Jaggary played an important part in Sri Lankan lives long time ago. A steaming cup of tea or coffee, served with a piece of kitul jaggery was a must back then. Before sugar replaced the place of jaggary, it had been Sri Lankas best loved sweetener.
Collecting sap for making jaggery does not look like an easy process but to villages who are used to climb trees, 40 foot or more in height, it is not a big deal. They are able to go to the top of the tall tree within minutes, making sharp incisions at the base of a cluster of flowers that droop down from a branch like a bunch of grapes. A sack is tied to the base of the cluster to collect droplets of sap trickling down.
The sap need to be collected over several days. The syrup is called Kitul Pani. .This is the thing that is further boiled down and set into molds, usually fashioned out of empty coconut shells, to make little blocks of hakuru, or jaggary.
The jaggary making requires skill and experience. The quality of the treacle and the method of stirring can change the texture of the jaggery and determine the grade or type of hakuru. There is soft sudu hakuru (white Jaggery) and grainy weli (sand) hakuru, traditionally prepared by pouring treacle into a pouch made of areca nut leaves and drying it over a fireplace.
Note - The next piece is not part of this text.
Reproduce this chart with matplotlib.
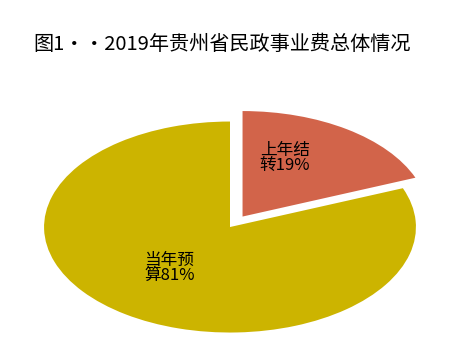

Jaggary making is a quick process. The treacle is heated to a boil for 30 minutes to an hour, until it begins to set into a solid form. The mixture is then stirred rapidly for ten to 15 minutes, and poured into coconut shell molds. It is very important to know the point at which the mixture is taken off the fire, and when it is taken out of the mold. The mixture hardens within ten minutes.
Jaggry is used to make many dishes popular in Srilanka. Wattalappan -the dessert made using jaggery is the most popular among Sri Lankan Muslims and Srilankans alike.
It is a must during Ramadan, and Commonly served at weddings, parties and other special ceremonies. Semolina and jaggery pudding, Kithul flour pudding, Bibikkan and sago pudding are among other favorite dishes.